__Aim__
Set down only those lines that fall from the line containing "Write a Python" through the line containing "109, 39, 13]", unchanged and without pictures.

__Source data__
<<<<

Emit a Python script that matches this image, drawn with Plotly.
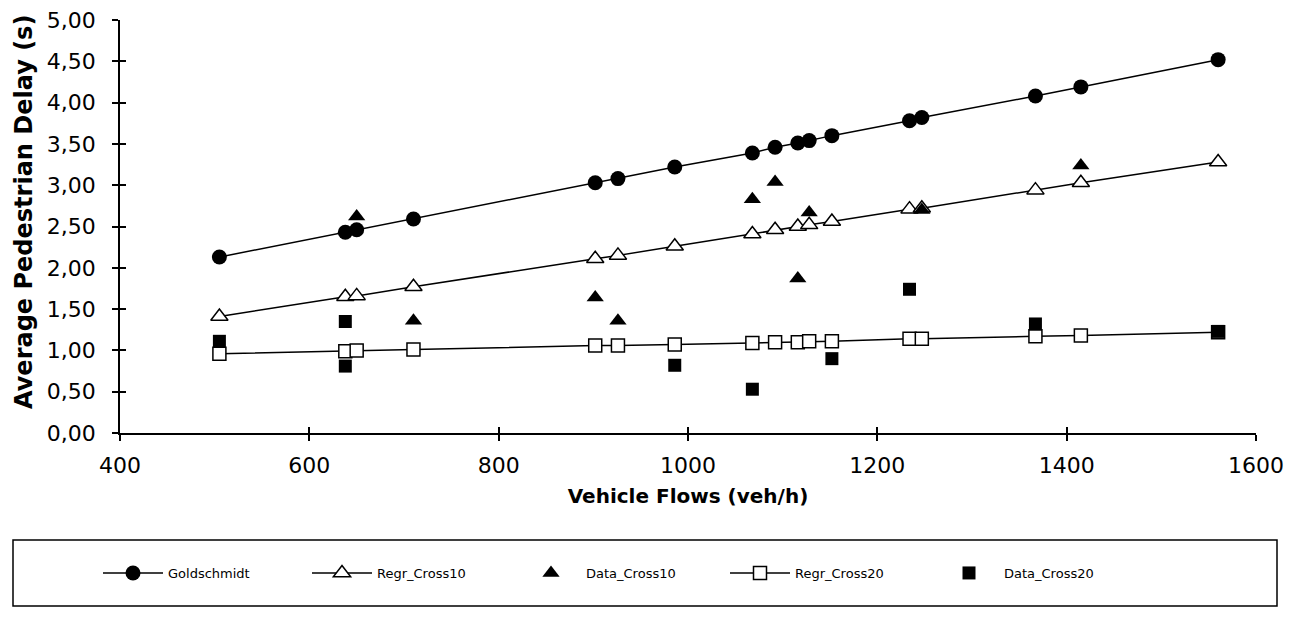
import plotly.graph_objects as go

# Vehicle flows (veh/h) for the regression / theory series
flows = [505, 638, 650, 710, 902, 926, 986, 1068, 1092, 1116, 1128, 1152, 1234, 1247, 1367, 1415, 1560]
goldschmidt = [2.13, 2.43, 2.46, 2.59, 3.03, 3.08, 3.22, 3.39, 3.46, 3.51, 3.54, 3.60, 3.78, 3.82, 4.08, 4.19, 4.52]
regr_cross10 = [1.41, 1.65, 1.66, 1.77, 2.11, 2.15, 2.26, 2.41, 2.46, 2.50, 2.52, 2.56, 2.71, 2.72, 2.94, 3.03, 3.28]
regr_cross20 = [0.96, 0.99, 1.00, 1.01, 1.06, 1.06, 1.07, 1.09, 1.10, 1.10, 1.11, 1.11, 1.14, 1.14, 1.17, 1.18, 1.22]

# Observed data
data10_x = [650, 710, 902, 926, 1068, 1092, 1116, 1128, 1247, 1415]
data10_y = [2.62, 1.36, 1.64, 1.36, 2.83, 3.04, 1.87, 2.67, 2.70, 3.24]
data20_x = [505, 638, 638, 986, 1068, 1152, 1234, 1367, 1560]
data20_y = [1.11, 1.35, 0.81, 0.82, 0.53, 0.90, 1.74, 1.32, 1.23]

x_ticks = [400, 600, 800, 1000, 1200, 1400, 1600]
y_ticks = [0, 0.5, 1, 1.5, 2, 2.5, 3, 3.5, 4, 4.5, 5]

FONT = "DejaVu Sans"
BLACK = "#000000"

fig = go.Figure()
fig.add_trace(go.Scatter(
    x=flows, y=goldschmidt, name="Goldschmidt", mode="lines+markers",
    line=dict(color=BLACK, width=1.5),
    marker=dict(symbol="circle", size=15, color=BLACK)))
fig.add_trace(go.Scatter(
    x=flows, y=regr_cross10, name="Regr_Cross10", mode="lines+markers",
    line=dict(color=BLACK, width=1.5),
    marker=dict(symbol="triangle-up", size=15, color="white", line=dict(color=BLACK, width=1.5))))
fig.add_trace(go.Scatter(
    x=data10_x, y=data10_y, name="Data_Cross10", mode="markers",
    marker=dict(symbol="triangle-up", size=15, color=BLACK)))
fig.add_trace(go.Scatter(
    x=flows, y=regr_cross20, name="Regr_Cross20", mode="lines+markers",
    line=dict(color=BLACK, width=1.5),
    marker=dict(symbol="square", size=13, color="white", line=dict(color=BLACK, width=1.5))))
fig.add_trace(go.Scatter(
    x=data20_x, y=data20_y, name="Data_Cross20", mode="markers",
    marker=dict(symbol="square", size=13, color=BLACK)))
# helper trace so the overlay axes (inner tick halves) are drawn
fig.add_trace(go.Scatter(x=[None], y=[None], xaxis="x2", yaxis="y2",
                         showlegend=False, hoverinfo="skip"))

# page is rendered with an 8px body margin, so work in figure coordinates
OFF = 8
W, H = 1297 - OFF, 621 - OFF
L, R_EDGE, T, B_EDGE = 120 - OFF, 1256 - OFF, 20 - OFF, 433 - OFF

def px_x(p):
    return (p - OFF - L) / (R_EDGE - L)

def px_y(p):
    return (B_EDGE - (p - OFF)) / (B_EDGE - T)

fig.update_layout(
    width=W, height=H,
    margin=dict(l=L, r=W - R_EDGE, t=T, b=H - B_EDGE, pad=0, autoexpand=False),
    paper_bgcolor="white", plot_bgcolor="white",
    separators=",.",
    font=dict(family=FONT, color=BLACK),
    showlegend=True,
    legend=dict(
        orientation="h", x=px_x(98), y=px_y(573), xanchor="left", yanchor="middle",
        font=dict(family=FONT, size=13, color=BLACK),
        itemwidth=60,
        entrywidth=134, entrywidthmode="pixels",
        bgcolor="rgba(0,0,0,0)", borderwidth=0,
    ),
    xaxis=dict(
        range=[400, 1600], tickvals=x_ticks, ticktext=[str(v) for v in x_ticks],
        showgrid=False, zeroline=False, showline=True, linecolor=BLACK, linewidth=1.5,
        ticks="outside", ticklen=6, tickwidth=1.5, tickcolor=BLACK,
        tickfont=dict(family=FONT, size=22, color=BLACK), ticklabelstandoff=6,
        ticklabeloverflow="allow",
        title=dict(text="<b>Vehicle Flows (veh/h)</b>", font=dict(family=FONT, size=20, color=BLACK), standoff=12),
    ),
    yaxis=dict(
        range=[0, 5], tickvals=y_ticks, tickformat=".2f",
        showgrid=False, zeroline=False, showline=True, linecolor=BLACK, linewidth=1.5,
        ticks="outside", ticklen=6, tickwidth=1.5, tickcolor=BLACK,
        tickfont=dict(family=FONT, size=22, color=BLACK), ticklabelstandoff=12,
        ticklabeloverflow="allow",
    ),
    xaxis2=dict(overlaying="x", matches="x", anchor="y2", side="bottom", tickvals=x_ticks,
                showticklabels=False, showgrid=False, zeroline=False, showline=False,
                ticks="inside", ticklen=6, tickwidth=1.5, tickcolor=BLACK),
    yaxis2=dict(overlaying="y", matches="y", anchor="x2", side="left", tickvals=y_ticks,
                showticklabels=False, showgrid=False, zeroline=False, showline=False,
                ticks="inside", ticklen=6, tickwidth=1.5, tickcolor=BLACK),
    annotations=[dict(text="<b>Average Pedestrian Delay (s)</b>", textangle=-90,
                      xref="paper", yref="paper", x=px_x(24), y=px_y(212),
                      xanchor="center", yanchor="middle", showarrow=False,
                      font=dict(family=FONT, size=24, color=BLACK))],
    shapes=[dict(type="rect", xref="paper", yref="paper",
                 x0=px_x(13), x1=px_x(1277), y0=px_y(606), y1=px_y(540),
                 line=dict(color=BLACK, width=1.5), fillcolor="rgba(0,0,0,0)")],
)

fig.write_html("out.html")
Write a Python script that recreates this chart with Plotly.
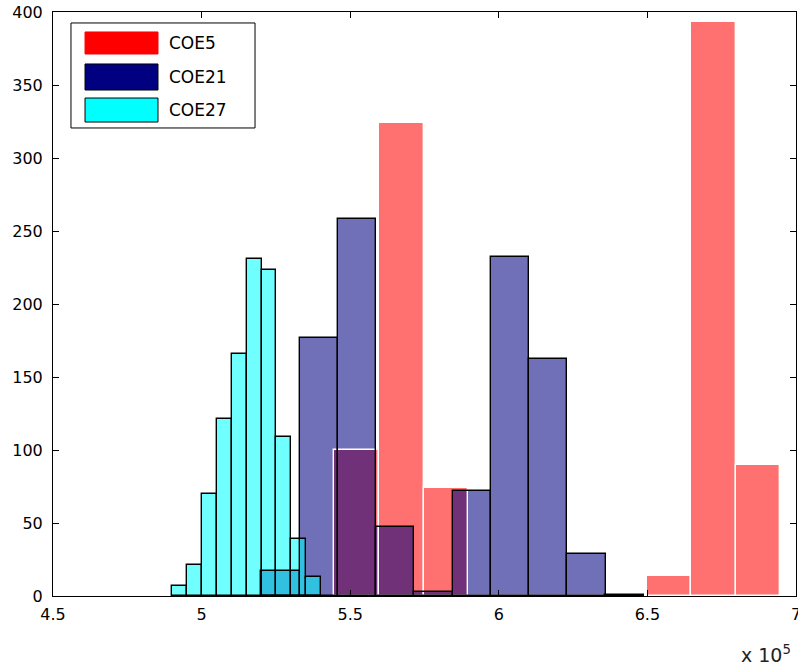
import plotly.graph_objects as go

# histogrammes superposés (valeurs en x 10^5)
series_names = ["COE5", "COE21", "COE27"]

coe5_left = [5.447, 5.597, 5.747, 5.897, 6.047, 6.197, 6.347, 6.497, 6.647, 6.797]
coe5_width = 0.150
coe5_counts = [100, 324, 74, 0, 0, 0, 0, 14, 393, 90]

coe21_left = [5.201, 5.330, 5.458, 5.587, 5.716, 5.845, 5.973, 6.102, 6.231, 6.359]
coe21_width = 0.1287
coe21_counts = [17, 177, 258, 47, 3, 72, 232, 162, 29, 1]

coe27_left = [4.902, 4.952, 5.002, 5.052, 5.102, 5.152, 5.202, 5.252, 5.302, 5.352]
coe27_width = 0.050
coe27_counts = [7, 21, 70, 121, 166, 231, 223, 109, 39, 13]

x_ticks = [4.5, 5, 5.5, 6, 6.5, 7]
x_tick_labels = ["4.5", "5", "5.5", "6", "6.5", "7"]
y_ticks = [0, 50, 100, 150, 200, 250, 300, 350, 400]

ALPHA = 0.56
series = [
    (coe5_left, coe5_width, coe5_counts, (255, 0, 0), "white"),
    (coe21_left, coe21_width, coe21_counts, (0, 0, 128), "black"),
    (coe27_left, coe27_width, coe27_counts, (0, 255, 255), "black"),
]

fig = go.Figure()

# remplissages transparents
for left, width, counts, rgb, edge in series:
    fig.add_trace(go.Bar(
        x=left, y=counts, width=width, offset=0,
        marker=dict(color=f"rgba({rgb[0]},{rgb[1]},{rgb[2]},{ALPHA})",
                    line=dict(width=0)),
        showlegend=False, hoverinfo="skip",
    ))

# contours opaques par-dessus (comme le rendu MATLAB)
for left, width, counts, rgb, edge in series:
    fig.add_trace(go.Bar(
        x=left, y=counts, width=width, offset=0,
        marker=dict(color="rgba(0,0,0,0)", line=dict(color=edge, width=1.4)),
        showlegend=False, hoverinfo="skip",
    ))

# légende style MATLAB (boîte + rectangles larges)
shapes = [dict(type="rect", xref="paper", yref="paper",
               x0=0.0242, x1=0.2719, y0=0.8014, y1=0.9812,
               line=dict(color="black", width=1), fillcolor="white", layer="above")]
patch_y = [(0.9281, 0.9658), (0.8664, 0.9110), (0.8116, 0.8527)]
text_y = [0.9469, 0.8887, 0.8322]
patch_edges = ["#ff0000", "black", "black"]
annotations = []
for i, name in enumerate(series_names):
    rgb = series[i][3]
    shapes.append(dict(type="rect", xref="paper", yref="paper",
                       x0=0.0431, x1=0.1413, y0=patch_y[i][0], y1=patch_y[i][1],
                       fillcolor=f"rgb({rgb[0]},{rgb[1]},{rgb[2]})",
                       line=dict(color=patch_edges[i], width=1), layer="above"))
    annotations.append(dict(text=name, xref="paper", yref="paper",
                            x=0.1534, y=text_y[i], xanchor="left", yanchor="middle",
                            showarrow=False, font=dict(size=17, color="black")))

annotations.append(dict(text="x 10<sup>5</sup>", xref="paper", yref="paper",
                        x=1.0, y=0, xanchor="right", yanchor="top",
                        xshift=-3, yshift=-44,
                        showarrow=False, font=dict(size=19, color="#222")))

fig.update_layout(
    width=798, height=672,
    margin=dict(l=53, r=2, t=12, b=76),
    paper_bgcolor="white", plot_bgcolor="white",
    barmode="overlay", bargap=0,
    font=dict(family="DejaVu Sans", size=16, color="black"),
    showlegend=False,
    shapes=shapes, annotations=annotations,
    xaxis=dict(range=[4.5, 7], tickvals=x_ticks, ticktext=x_tick_labels,
               ticks="inside", ticklen=6, tickcolor="black", mirror="allticks",
               showline=True, linecolor="black", linewidth=1,
               showgrid=False, zeroline=False, automargin=False,
               ticklabeloverflow="allow", ticklabelstandoff=4),
    yaxis=dict(range=[0, 400], tickvals=y_ticks,
               ticks="inside", ticklen=6, tickcolor="black", mirror="allticks",
               showline=True, linecolor="black", linewidth=1,
               showgrid=False, zeroline=False, automargin=False,
               ticklabelstandoff=6),
)

# sans la marge de 8 px du <body>, la figure occupe toute la fenêtre
fig.write_html("out.html", config={"displayModeBar": False},
               post_script="document.body.style.margin='0px';")
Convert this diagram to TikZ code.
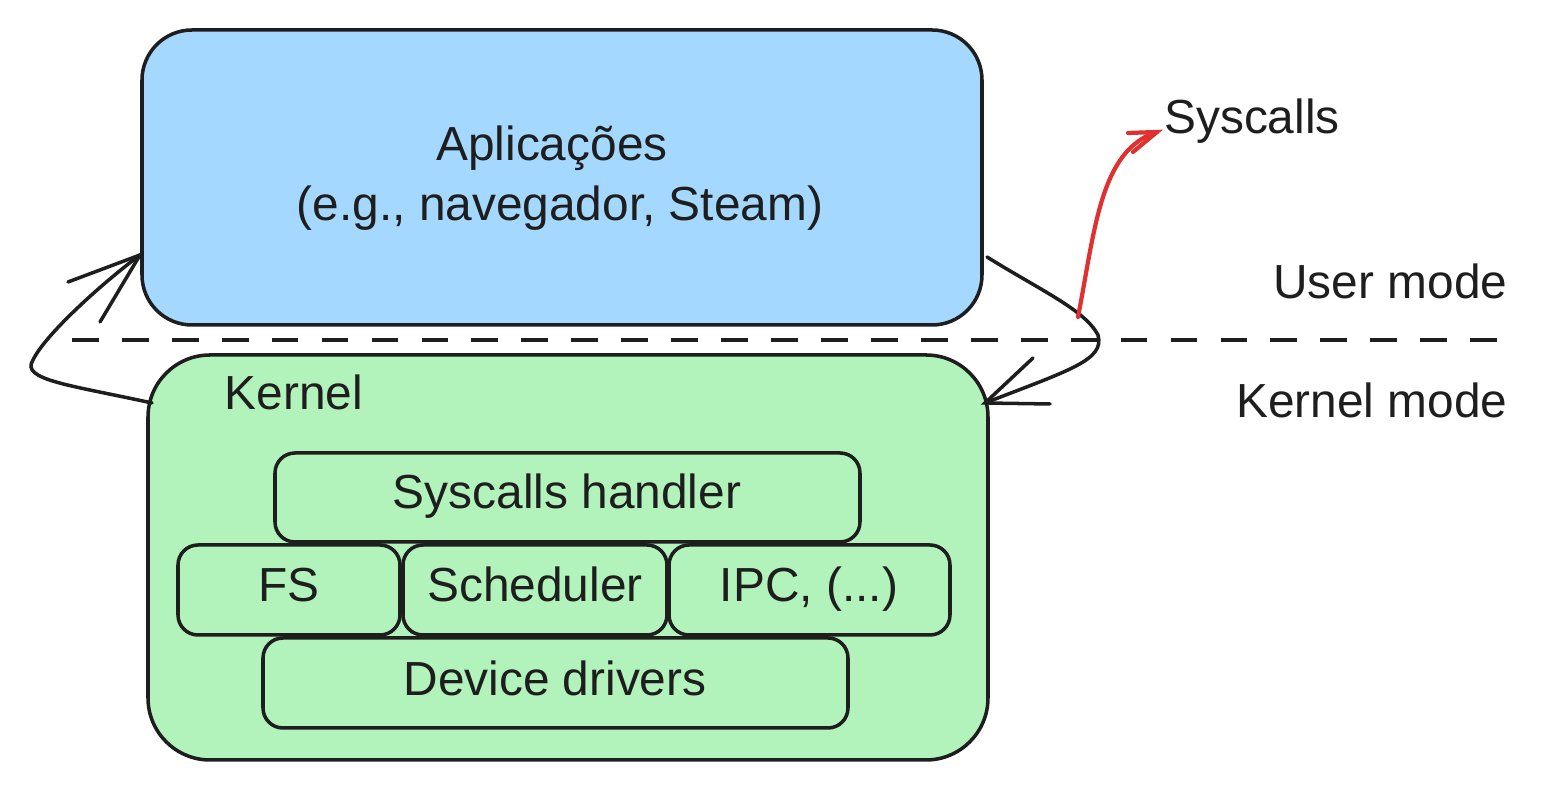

>>>>

__Finished exercise__
Write a Python script that recreates this chart with Plotly.
import plotly.graph_objects as go

# histogrammes superposés (valeurs en x 10^5)
series_names = ["COE5", "COE21", "COE27"]

coe5_left = [5.447, 5.597, 5.747, 5.897, 6.047, 6.197, 6.347, 6.497, 6.647, 6.797]
coe5_width = 0.150
coe5_counts = [100, 324, 74, 0, 0, 0, 0, 14, 393, 90]

coe21_left = [5.201, 5.330, 5.458, 5.587, 5.716, 5.845, 5.973, 6.102, 6.231, 6.359]
coe21_width = 0.1287
coe21_counts = [17, 177, 258, 47, 3, 72, 232, 162, 29, 1]

coe27_left = [4.902, 4.952, 5.002, 5.052, 5.102, 5.152, 5.202, 5.252, 5.302, 5.352]
coe27_width = 0.050
coe27_counts = [7, 21, 70, 121, 166, 231, 223, 109, 39, 13]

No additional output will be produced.